Adieu, mon cher ami ; après avoir vu le roi de Prusse, il ne me manque plus que vous. J’espérais bien que vous verriez aussi ce que c’est qu’un roi fait homme ; mais la destinée en a décidé autrement.


1346. — À M. DE MAUPERTUIS.
À la Haye, ce 18 de septembre.

Je vous sers, monsieur, plus tôt que je ne vous l’avais promis ; et voilà comme vous méritez qu’on vous serve. Je vous envoie la réponse de M. Smith[2] ; vous verrez de quoi il est question.

Quand nous partîmes tous deux de Clèves, et que vous prîtes à droite, et moi à gauche, je crus être au jugement dernier, où le bon Dieu sépare ses élus des damnés. Divus Federicus vous dit : Asseyez-vous à ma droite, dans le paradis de Berlin ; et à moi : Allez, maudit, en Hollande.

Je suis donc dans cet enfer flegmatique, loin du feu divin qui anime les Frédéric, les Maupertuis, les Algarotti. Pour Dieu, faites-moi la charité de quelques étincelles dans les eaux croupissantes où je suis morfondu ! Instruisez-moi de vos plaisirs, de vos desseins. Vous verrez sans doute M. de Valori ; présentez-lui, je vous en supplie, mes respects. Si je ne lui écris point, c’est que je n’ai nulle nouvelle à lui mander : je serais aussi exact que je lui suis dévoué, si mon commerce pouvait lui être utile ou agréable.

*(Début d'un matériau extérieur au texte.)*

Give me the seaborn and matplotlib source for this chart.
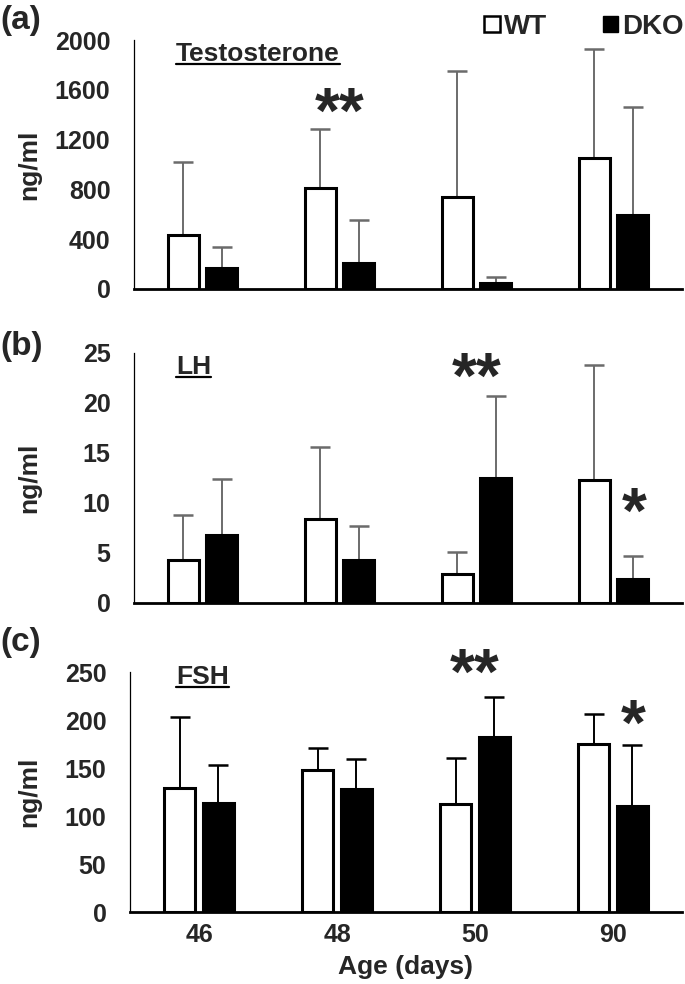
import numpy as np
import pandas as pd
import seaborn as sns
import matplotlib
matplotlib.use("Agg")
import matplotlib.pyplot as plt
from matplotlib.patches import Patch
from matplotlib.lines import Line2D
from matplotlib.transforms import blended_transform_factory

ages = ["46", "48", "50", "90"]
groups = ["WT", "DKO"]

testo_wt = [435, 815, 740, 1050]
testo_dko = [170, 212, 50, 595]
testo_wt_err = [585, 468, 1010, 875]
testo_dko_err = [166, 340, 46, 866]

lh_wt = [4.3, 8.4, 2.9, 12.3]
lh_dko = [6.8, 4.3, 12.5, 2.4]
lh_wt_err = [4.5, 7.2, 2.2, 11.5]
lh_dko_err = [5.6, 3.4, 8.2, 2.3]

fsh_wt = [129, 148, 113, 175]
fsh_dko = [114, 128, 182, 110]
fsh_wt_err = [74, 23, 47, 31]
fsh_dko_err = [39, 31, 42, 64]

panel_letters = ["(a)", "(b)", "(c)"]
panel_titles = ["Testosterone", "LH", "FSH"]
y_limits = [2000, 25, 250]
y_ticks = [[0, 400, 800, 1200, 1600, 2000], [0, 5, 10, 15, 20, 25],
           [0, 50, 100, 150, 200, 250]]

sns.set_theme(style="white")
plt.rcParams["font.family"] = ["Liberation Sans", "DejaVu Sans"]
plt.rcParams["font.weight"] = "bold"

W, H = 685, 984
fig = plt.figure(figsize=(W / 100, H / 100), dpi=100)
# axes boxes in pixels: left, top, right, bottom
boxes = [(134, 40, 682, 289), (134, 353, 682, 603), (130, 672, 682, 912)]

panels = [
    (testo_wt, testo_dko, testo_wt_err, testo_dko_err),
    (lh_wt, lh_dko, lh_wt_err, lh_dko_err),
    (fsh_wt, fsh_dko, fsh_wt_err, fsh_dko_err),
]
err_colors = ["#6b6b6b", "#6b6b6b", "black"]

# star marks: (panel, x in category units, y in data units, text)
stars = [(0, 1.0, 1390, "**"), (1, 2.0, 22.2, "**"), (1, 3.15, 8.7, "*"),
         (2, 2.0, 245, "**"), (2, 3.15, 192, "*")]

axs = []
for i, (wt, dko, wt_err, dko_err) in enumerate(panels):
    l, t, r, b = boxes[i]
    ax = fig.add_axes([l / W, 1 - b / H, (r - l) / W, (b - t) / H])
    axs.append(ax)
    df = pd.DataFrame({
        "age": ages * 2,
        "group": ["WT"] * 4 + ["DKO"] * 4,
        "value": wt + dko,
    })
    sns.barplot(data=df, x="age", y="value", hue="group", order=ages,
                hue_order=groups, palette={"WT": "white", "DKO": "black"},
                edgecolor="black", linewidth=2.2, width=0.56, gap=0.19,
                errorbar=None, legend=False, ax=ax)
    for cont, errs in zip(ax.containers, [wt_err, dko_err]):
        xs = [bar.get_x() + bar.get_width() / 2 for bar in cont]
        hs = [bar.get_height() for bar in cont]
        ax.errorbar(xs, hs, yerr=[np.zeros(len(errs)), errs], fmt="none",
                    ecolor=err_colors[i], elinewidth=1.4, capsize=7,
                    capthick=1.8, zorder=0.5)
    ax.set_ylim(0, y_limits[i])
    ax.set_yticks(y_ticks[i])
    ax.set_xlim(-0.5, 3.5)
    sns.despine(ax=ax)
    ax.spines["left"].set_linewidth(0.9)
    ax.spines["left"].set_color("black")
    ax.spines["bottom"].set_linewidth(2.0)
    ax.spines["bottom"].set_color("black")
    ax.tick_params(axis="y", length=0, pad=17, labelsize=18)
    ax.tick_params(axis="x", length=0, pad=8, labelsize=18)
    ax.set_ylabel("ng/ml", fontsize=19, fontweight="bold")
    if i < 2:
        ax.set_xticklabels([])
        ax.set_xlabel("")
    else:
        ax.set_xlabel("Age (days)", fontsize=19, fontweight="bold", labelpad=6)
    ax.yaxis.set_label_coords(0, 0.5)
    ax.yaxis.label.set_transform(
        blended_transform_factory(fig.transFigure, ax.transAxes))
    ax.yaxis.label.set_position((41 / W, 0.5))

for p, xv, yv, s in stars:
    axs[p].text(xv, yv, s, fontsize=46, fontweight="bold", ha="center",
                va="center", clip_on=False)

title_base = [61, 374, 684]
letter_mid = [20, 347, 643]
for i in range(3):
    t = fig.text(176 / W, 1 - title_base[i] / H, panel_titles[i], fontsize=19,
                 fontweight="bold", ha="left", va="baseline")
    fig.canvas.draw()
    bb = t.get_window_extent()
    yl = 1 - (title_base[i] + 3) / H
    fig.add_artist(Line2D([bb.x0 / W, bb.x1 / W], [yl, yl], color="black",
                          linewidth=1.6, transform=fig.transFigure))
    fig.text(0.0, 1 - letter_mid[i] / H, panel_letters[i], fontsize=24,
             fontweight="bold", ha="left", va="center")

handles = [Patch(facecolor="white", edgecolor="black", linewidth=1.8),
           Patch(facecolor="black", edgecolor="black")]
fig.legend(handles, groups, loc="upper center",
           bbox_to_anchor=(584 / W, 1.0), borderpad=0.0,
           ncol=2, frameon=False, handlelength=0.55, handleheight=0.55,
           handletextpad=0.15, columnspacing=2.0,
           prop={"size": 20, "weight": "bold"})

fig.savefig("out.png", dpi=100)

Voulez-vous que je vous envoie quelques livres ? Si je suis encore en Hollande, à la réception de vos ordres, je vous obéirai sur-le-champ. Je vous prie de ne me pas oublier auprès de M. de Keyserlingk.

Mandez-moi, je vous prie, si l’énorme monade de Wolffius argumente à Marbourg, à Berlin, ou à Halle,

Adieu, monsieur ; vous pouvez m’adresser vos ordres à la Haye. Ils me seront rendus partout où je serai, et je serai par toute terre à vous pour jamais.

  1. Voyez la fin de la lettre 1317.
  2. Physicien anglais cité dans la lettre du 30 juin 1739 à Thieriot, et dans celle du 10 août 1741, à Maupertuis.